DONNA: I love when that happens and when songs get to live like that in these completely different spaces. Sharon is so amazing, I could talk about her for the rest of this interview. <laughs>
CDM: ‘Keep Lying’ is such a powerful song, especially when you sing, “I’ll swallow your poison / Till it runs through my veins / Fills my heart with deception / Twist my perception." Do you think sometimes in relationships, it’s easier to live in a state of bliss or ignorance?
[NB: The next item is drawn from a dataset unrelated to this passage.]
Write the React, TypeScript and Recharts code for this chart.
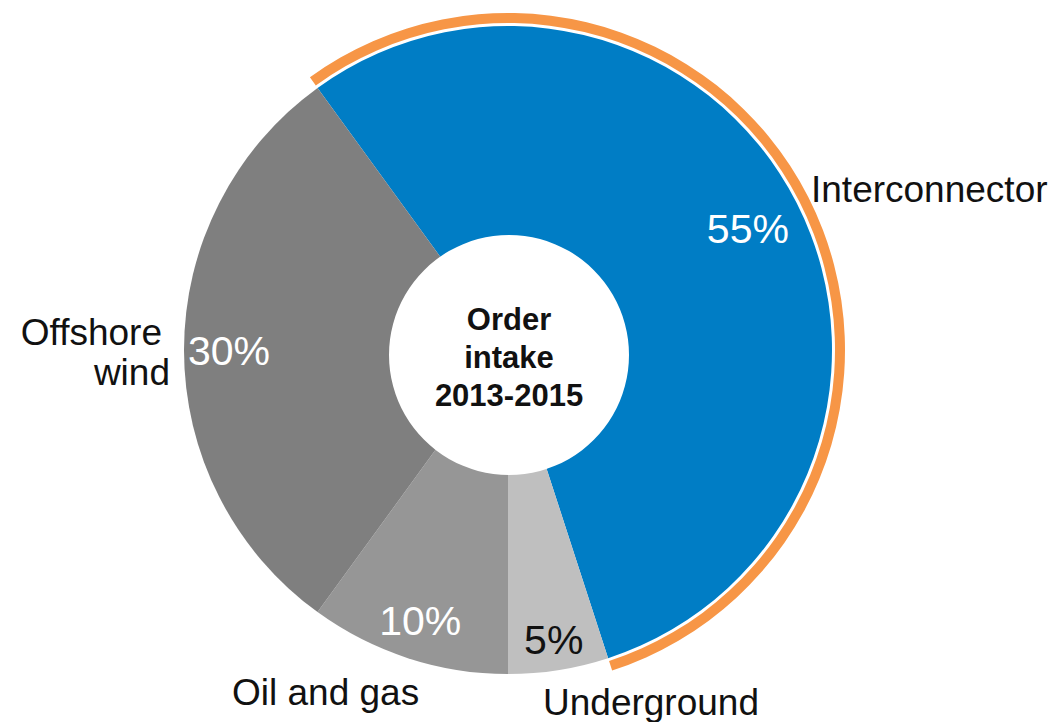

DONNA: Of course! I think that is so universally agreed upon. You believe what you want to believe and I think it is such a human condition. The sentiment of the song was meant to be like reclaiming some control over something that you just feel so out of your control in. Deception is really, really powerful, and the realisation of deception is one of the most difficult things to come to terms with, which I always found so interesting because you would think that we would have such an understanding and just grasp onto the concept of something that we all do, but when it happens to you, it hurts so fucking bad, like nothing else hurts like that. I think that lyric is almost like a tongue and cheek kind of lyric like to me at least, it’s not intended to be the story of someone accepting their fate but rather letting the person know that, ‘I know now and I am in control.’
CDM: And lastly, if D.O.N.N.A. was an acronym, what would each letter stand for?
DONNA: <laughs> Oh my god. Dangerous, in a way that, ‘I’m here to fuck shit up.’ Obsessive, in a good way, in my art and my work. Nice person, and also a little naughty. Absolute, like I know what I am and what I'm not, and what I believe in and what I stand for. I am finally in a space now where I don't budge on those things and anytime I have the opportunity to speak on those things, I do.